Luckily, his role comes to an abrupt and incoherent end as he follows a ghosty girl into a room, and she barricades him in, only to suddenly remove the barricade and open it up yelling at him to get out of the room. He wasn't even aware he was being locked in before apparently getting killed or something.

Christopher Lloyd inexplicably appears in the film to roam around and change the lights. He too is one of those miscellaneous background characters you suspect is actually a ghost within the first five minutes and they turn out to actually be a ghost at the end and he ends up serving no purpose in the film at all except to boost the movie.

Meanwhile, expo-dumps have been repeatedly adding lots of pointless backstory, and at some point, despite the ghost supposedly being a woman covered in blood who jumped in front of a train in 1966, she is suddenly tracking a ghost girl named "Emily" with absolutely no connection to the base plot.
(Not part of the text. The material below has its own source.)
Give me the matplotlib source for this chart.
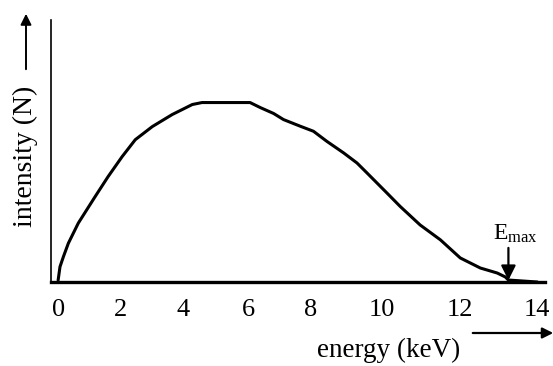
import numpy as np
import matplotlib
matplotlib.use("Agg")
import matplotlib.pyplot as plt

# ---- data ----
energy = [0.0, 0.06, 0.17, 0.33, 0.65, 1.19, 1.61, 2.06, 2.48, 3.02, 3.65,
          4.28, 4.58, 5.75, 6.06, 6.39, 6.82, 7.14, 7.68, 8.09, 8.46, 8.93,
          9.30, 9.58, 10.12, 10.46, 10.97, 11.49, 12.0, 12.52, 12.96, 13.17,
          13.25, 14.0]
intensity = [1.0, 8.5, 14.1, 21.6, 32.8, 47.5, 58.7, 69.8, 79.3, 86.6, 93.3,
             98.9, 100.0, 100.0, 100.0, 97.2, 93.9, 90.5, 86.8, 84.0, 78.4,
             71.9, 66.3, 60.7, 49.6, 42.1, 31.8, 23.5, 13.4, 7.8, 5.0, 2.8,
             1.1, 0.0]
tick_values = [0, 2, 4, 6, 8, 10, 12, 14]
tick_labels = ["0", "2", "4", "6", "8", "10", "12", "14"]
e_max = 13.25

# the scanned energy axis is not uniform: anchor of each tick on the page
tick_anchor = [58, 120, 183, 248, 310, 382, 460, 537]


def _interp_ext(x, xp, fp):
    x = np.asarray(x, dtype=float)
    xp = np.asarray(xp, dtype=float)
    fp = np.asarray(fp, dtype=float)
    y = np.interp(x, xp, fp)
    lo_slope = (fp[1] - fp[0]) / (xp[1] - xp[0])
    hi_slope = (fp[-1] - fp[-2]) / (xp[-1] - xp[-2])
    y = np.where(x < xp[0], fp[0] + (x - xp[0]) * lo_slope, y)
    y = np.where(x > xp[-1], fp[-1] + (x - xp[-1]) * hi_slope, y)
    return y


def fwd(x):
    return _interp_ext(x, tick_values, tick_anchor)


def inv(p):
    return _interp_ext(p, tick_anchor, tick_values)


plt.rcParams["font.family"] = ["Liberation Serif", "DejaVu Serif"]
plt.rcParams["mathtext.fontset"] = "custom"
plt.rcParams["mathtext.rm"] = "Liberation Serif"

W, H = 553, 366
fig = plt.figure(figsize=(W / 100, H / 100), dpi=100)
ax = fig.add_axes([51 / W, 1 - 282 / H, (545 - 51) / W, (282 - 20) / H])

ax.set_xscale("function", functions=(fwd, inv))
ax.set_xlim(-0.23, 14.2)
ax.set_ylim(0, 146)

ax.plot(energy, intensity, color="black", lw=2.2, solid_capstyle="round",
        solid_joinstyle="round", clip_on=False)

for s in ["top", "right"]:
    ax.spines[s].set_visible(False)
ax.spines["left"].set_linewidth(1.2)
ax.spines["bottom"].set_linewidth(2.4)

ax.set_xticks(tick_values)
ax.set_xticklabels(tick_labels, fontsize=19)
ax.set_yticks([])
ax.tick_params(axis="x", length=0, pad=12)

# E_max marker
ax.annotate("", xy=(e_max, 1.0), xytext=(e_max, 19),
            arrowprops=dict(arrowstyle="-|>", mutation_scale=22, lw=1.6,
                            color="black", shrinkA=0, shrinkB=0))
ax.annotate(r"$\mathrm{E_{max}}$", xy=(e_max, 20.5), xytext=(5, 0),
            textcoords="offset points", fontsize=17, ha="center",
            va="bottom")

# axis labels with arrows
fig.text(389 / W, 1 - 350 / H, "energy (keV)", fontsize=19.5, ha="center",
         va="center")
fig.text(25 / W, 1 - 156 / H, "intensity (N)", fontsize=20, ha="center",
         va="center", rotation=90)

fig.add_artist(matplotlib.patches.FancyArrowPatch(
    (470 / W, 1 - 333 / H), (556 / W, 1 - 333 / H),
    transform=fig.transFigure, arrowstyle="-|>", mutation_scale=16,
    lw=1.6, color="black"))
fig.add_artist(matplotlib.patches.FancyArrowPatch(
    (26 / W, 1 - 72 / H), (26 / W, 1 - 11 / H),
    transform=fig.transFigure, arrowstyle="-|>", mutation_scale=16,
    lw=1.4, color="black"))

fig.savefig("out.png", dpi=100, facecolor="white")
This feels like something that was added in post-production or at the very last minute, with the "Lady in Red" stuff not edited out. It also serves to make for a pointless twist ending that does nothing and is almost completely unrelated to the story as a whole.

At some point, they seem to have given up filming what they had, and filmed an entirely different movie and forgot to re-film or re-edit the first half.